Union Pacific and government lawyers agreed for the company to pay over $200,000 in a settlement for mishandling of asbestos. Investigation costs of $28,202 and a payment of $200,000 were sought from Union Pacific in the settlement deal, but before it could be enforced, it needed the approval of a U.S. District Court judge.
Zoe Richmond, spokeswoman for the Nebraska-based Union Pacific noted of the settlement, “We feel this is the best resolution you can have in a situation like this.” The settlement stemmed from an incident in 2005. Union Pacific took it into their own hands to have 13 signal sheds demolished. These sheds sat along one of their railroad tracks in Utah. The actual recycling was conducted by a local firm, Western Metals Recycling of Salt Lake City.

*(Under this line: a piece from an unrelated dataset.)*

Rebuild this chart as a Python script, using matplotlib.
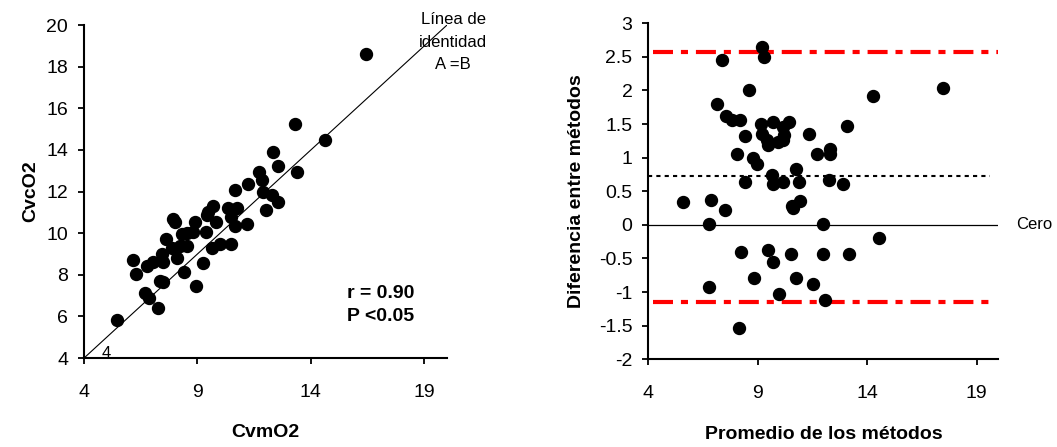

Of the 13 sheds, only 12 were shredded by the company; the last shed was found, and an analysis showed that there were 123 square feet of chrysotile asbestos in its construction. Chrysotile asbestos is one of the most dangerous forms of asbestos. Inhalation of its fibers or particles can cause several deadly lung diseases, including numerous forms of cancer and a scarring of the lungs known as asbestosis. Cancers from asbestos exposure do not develop until decades after inhalation, but by then, it is too late. Lung cancer and mesothelioma caused by asbestos generally offer sufferers less than a year to live after their diagnoses. The problem with Union Pacific having these buildings shredded was that in doing so, the asbestos in the components of the sheds was broken up and could have become airborne. This put those working for Western Metals Recycling and anyone standing nearby at risk for asbestos exposure. According to Richmond, there were no injuries from the incident, but the Utah Division of Air Quality and the U.S. Environmental Protection Agency found Union Pacific to be in violation of the asbestos handling regulations set out by the National Emission Standards for Hazardous Air Pollutants.